START
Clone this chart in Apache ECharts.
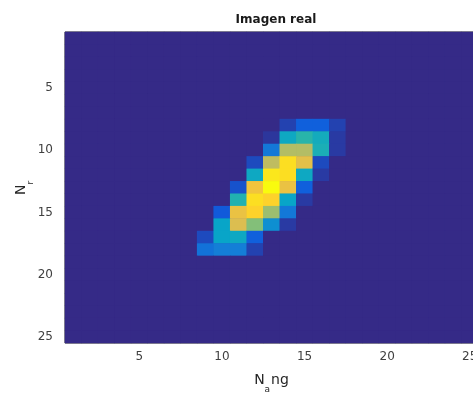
<!DOCTYPE html>
<html>
<head>
<meta charset="utf-8">
<script src="https://cdn.jsdelivr.net/npm/echarts@6/dist/echarts.min.js"></script>
<style>
  html, body { margin: 0; padding: 0; background: #fff; }
  #main { width: 473px; height: 393px; }
</style>
</head>
<body>
<div id="main"></div>
<script>
// grid is 25 x 25, index 1..25 on both axes
const xCats = ['1','2','3','4','5','6','7','8','9','10','11','12','13','14','15','16','17','18','19','20','21','22','23','24','25'];
const yCats = ['1','2','3','4','5','6','7','8','9','10','11','12','13','14','15','16','17','18','19','20','21','22','23','24','25'];
const tickShown = ['5', '10', '15', '20', '25'];

// non-zero part of the image: rows 8..18, columns 9..17
const blobFirstRow = 8;
const blobFirstCol = 9;
const blob = [
  [0,    0,    0,    0,    0,    0.06, 0.14, 0.14, 0.06],
  [0,    0,    0,    0,    0.03, 0.40, 0.48, 0.42, 0.04],
  [0,    0,    0,    0,    0.22, 0.70, 0.70, 0.44, 0.04],
  [0,    0,    0,    0.08, 0.72, 0.93, 0.80, 0.08, 0   ],
  [0,    0,    0,    0.40, 0.95, 0.93, 0.40, 0.04, 0   ],
  [0,    0,    0.10, 0.84, 1.00, 0.82, 0.14, 0,    0   ],
  [0,    0,    0.46, 0.93, 0.90, 0.38, 0.04, 0,    0   ],
  [0,    0.12, 0.82, 0.90, 0.66, 0.22, 0,    0,    0   ],
  [0,    0.38, 0.78, 0.62, 0.30, 0.04, 0,    0,    0   ],
  [0.08, 0.38, 0.40, 0.14, 0,    0,    0,    0,    0   ],
  [0.20, 0.24, 0.24, 0.06, 0,    0,    0,    0,    0   ]
];

const parula = ['#352a87', '#0f5cdd', '#1481d6', '#06a4ca', '#2eb7a4', '#87bf77', '#d1bb59', '#fec832', '#f9fb0e'];

let data = [];
for (let r = 0; r < yCats.length; r++) {
  for (let c = 0; c < xCats.length; c++) {
    let v = 0;
    let br = r + 1 - blobFirstRow;
    let bc = c + 1 - blobFirstCol;
    if (br >= 0 && br < blob.length && bc >= 0 && bc < blob[br].length) {
      v = blob[br][bc];
    }
    data.push([c, r, v]);
  }
}

const chart = echarts.init(document.getElementById('main'));
const labelFont = 'DejaVu Sans';

// N with a low subscript, used for both axis names
// both tokens padded to the same box height so the subscript sits under the baseline
const nameRich = {
  n: { fontFamily: labelFont, fontSize: 14, color: '#262626', lineHeight: 15, padding: [0, 0, 6, 0] },
  s: { fontFamily: labelFont, fontSize: 9, color: '#262626', lineHeight: 9, padding: [12, 1, 0, 0] }
};

const option = {
  animation: false,
  title: {
    text: 'Imagen real',
    left: 271,
    top: 9,
    textAlign: 'center',
    textStyle: { fontFamily: labelFont, fontSize: 12, fontWeight: 'bold', color: '#1a1a1a' }
  },
  grid: {
    left: 65, top: 32, right: -5, bottom: 50,
    outerBoundsMode: 'none',
    containLabel: false,
    show: true, borderColor: '#262626', borderWidth: 1,
    backgroundColor: '#352a87'
  },
  xAxis: {
    type: 'category',
    data: xCats,
    splitArea: { show: false },
    splitLine: { show: false },
    axisLine: { show: false },
    axisTick: { show: false },
    axisLabel: {
      interval: function (i, v) { return tickShown.indexOf(v) >= 0; },
      margin: 8,
      fontFamily: labelFont, fontSize: 12, color: '#404040'
    },
    name: '{n|N}{s|a}{n|ng}',
    nameLocation: 'middle',
    nameGap: 33,
    nameMoveOverlap: false,
    nameTextStyle: { rich: nameRich }
  },
  yAxis: {
    type: 'category',
    data: yCats,
    inverse: true,
    splitArea: { show: false },
    splitLine: { show: false },
    axisLine: { show: false },
    axisTick: { show: false },
    axisLabel: {
      interval: function (i, v) { return tickShown.indexOf(v) >= 0; },
      margin: 12,
      fontFamily: labelFont, fontSize: 12, color: '#404040'
    },
    name: '{n|N}{s|r}',
    nameLocation: 'middle',
    nameGap: 33,
    nameRotate: 90,
    nameMoveOverlap: false,
    nameTextStyle: { rich: nameRich }
  },
  visualMap: {
    show: false,
    type: 'continuous',
    min: 0,
    max: 1,
    dimension: 2,
    inRange: { color: parula }
  },
  series: [{
    type: 'heatmap',
    data: data,
    itemStyle: { borderWidth: 0 },
    emphasis: { disabled: true }
  }]
};
chart.setOption(option);
</script>
</body>
</html>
END
#### INSTRUCTIONS FOR THE TASK
Every line above should be returned word for word, with the pictures left behind.

#### FINISHED ANSWER
Clone this chart in Apache ECharts.
<!DOCTYPE html>
<html>
<head>
<meta charset="utf-8">
<script src="https://cdn.jsdelivr.net/npm/echarts@6/dist/echarts.min.js"></script>
<style>
  html, body { margin: 0; padding: 0; background: #fff; }
  #main { width: 473px; height: 393px; }
</style>
</head>
<body>
<div id="main"></div>
<script>
// grid is 25 x 25, index 1..25 on both axes
const xCats = ['1','2','3','4','5','6','7','8','9','10','11','12','13','14','15','16','17','18','19','20','21','22','23','24','25'];
const yCats = ['1','2','3','4','5','6','7','8','9','10','11','12','13','14','15','16','17','18','19','20','21','22','23','24','25'];
const tickShown = ['5', '10', '15', '20', '25'];

// non-zero part of the image: rows 8..18, columns 9..17
const blobFirstRow = 8;
const blobFirstCol = 9;
const blob = [
  [0,    0,    0,    0,    0,    0.06, 0.14, 0.14, 0.06],
  [0,    0,    0,    0,    0.03, 0.40, 0.48, 0.42, 0.04],
  [0,    0,    0,    0,    0.22, 0.70, 0.70, 0.44, 0.04],
  [0,    0,    0,    0.08, 0.72, 0.93, 0.80, 0.08, 0   ],
  [0,    0,    0,    0.40, 0.95, 0.93, 0.40, 0.04, 0   ],
  [0,    0,    0.10, 0.84, 1.00, 0.82, 0.14, 0,    0   ],
  [0,    0,    0.46, 0.93, 0.90, 0.38, 0.04, 0,    0   ],
  [0,    0.12, 0.82, 0.90, 0.66, 0.22, 0,    0,    0   ],
  [0,    0.38, 0.78, 0.62, 0.30, 0.04, 0,    0,    0   ],
  [0.08, 0.38, 0.40, 0.14, 0,    0,    0,    0,    0   ],
  [0.20, 0.24, 0.24, 0.06, 0,    0,    0,    0,    0   ]
];

const parula = ['#352a87', '#0f5cdd', '#1481d6', '#06a4ca', '#2eb7a4', '#87bf77', '#d1bb59', '#fec832', '#f9fb0e'];

let data = [];
for (let r = 0; r < yCats.length; r++) {
  for (let c = 0; c < xCats.length; c++) {
    let v = 0;
    let br = r + 1 - blobFirstRow;
    let bc = c + 1 - blobFirstCol;
    if (br >= 0 && br < blob.length && bc >= 0 && bc < blob[br].length) {
      v = blob[br][bc];
    }
    data.push([c, r, v]);
  }
}

const chart = echarts.init(document.getElementById('main'));
const labelFont = 'DejaVu Sans';

// N with a low subscript, used for both axis names
// both tokens padded to the same box height so the subscript sits under the baseline
const nameRich = {
  n: { fontFamily: labelFont, fontSize: 14, color: '#262626', lineHeight: 15, padding: [0, 0, 6, 0] },
  s: { fontFamily: labelFont, fontSize: 9, color: '#262626', lineHeight: 9, padding: [12, 1, 0, 0] }
};

const option = {
  animation: false,
  title: {
    text: 'Imagen real',
    left: 271,
    top: 9,
    textAlign: 'center',
    textStyle: { fontFamily: labelFont, fontSize: 12, fontWeight: 'bold', color: '#1a1a1a' }
  },
  grid: {
    left: 65, top: 32, right: -5, bottom: 50,
    outerBoundsMode: 'none',
    containLabel: false,
    show: true, borderColor: '#262626', borderWidth: 1,
    backgroundColor: '#352a87'
  },
  xAxis: {
    type: 'category',
    data: xCats,
    splitArea: { show: false },
    splitLine: { show: false },
    axisLine: { show: false },
    axisTick: { show: false },
    axisLabel: {
      interval: function (i, v) { return tickShown.indexOf(v) >= 0; },
      margin: 8,
      fontFamily: labelFont, fontSize: 12, color: '#404040'
    },
    name: '{n|N}{s|a}{n|ng}',
    nameLocation: 'middle',
    nameGap: 33,
    nameMoveOverlap: false,
    nameTextStyle: { rich: nameRich }
  },
  yAxis: {
    type: 'category',
    data: yCats,
    inverse: true,
    splitArea: { show: false },
    splitLine: { show: false },
    axisLine: { show: false },
    axisTick: { show: false },
    axisLabel: {
      interval: function (i, v) { return tickShown.indexOf(v) >= 0; },
      margin: 12,
      fontFamily: labelFont, fontSize: 12, color: '#404040'
    },
    name: '{n|N}{s|r}',
    nameLocation: 'middle',
    nameGap: 33,
    nameRotate: 90,
    nameMoveOverlap: false,
    nameTextStyle: { rich: nameRich }
  },
  visualMap: {
    show: false,
    type: 'continuous',
    min: 0,
    max: 1,
    dimension: 2,
    inRange: { color: parula }
  },
  series: [{
    type: 'heatmap',
    data: data,
    itemStyle: { borderWidth: 0 },
    emphasis: { disabled: true }
  }]
};
chart.setOption(option);
</script>
</body>
</html>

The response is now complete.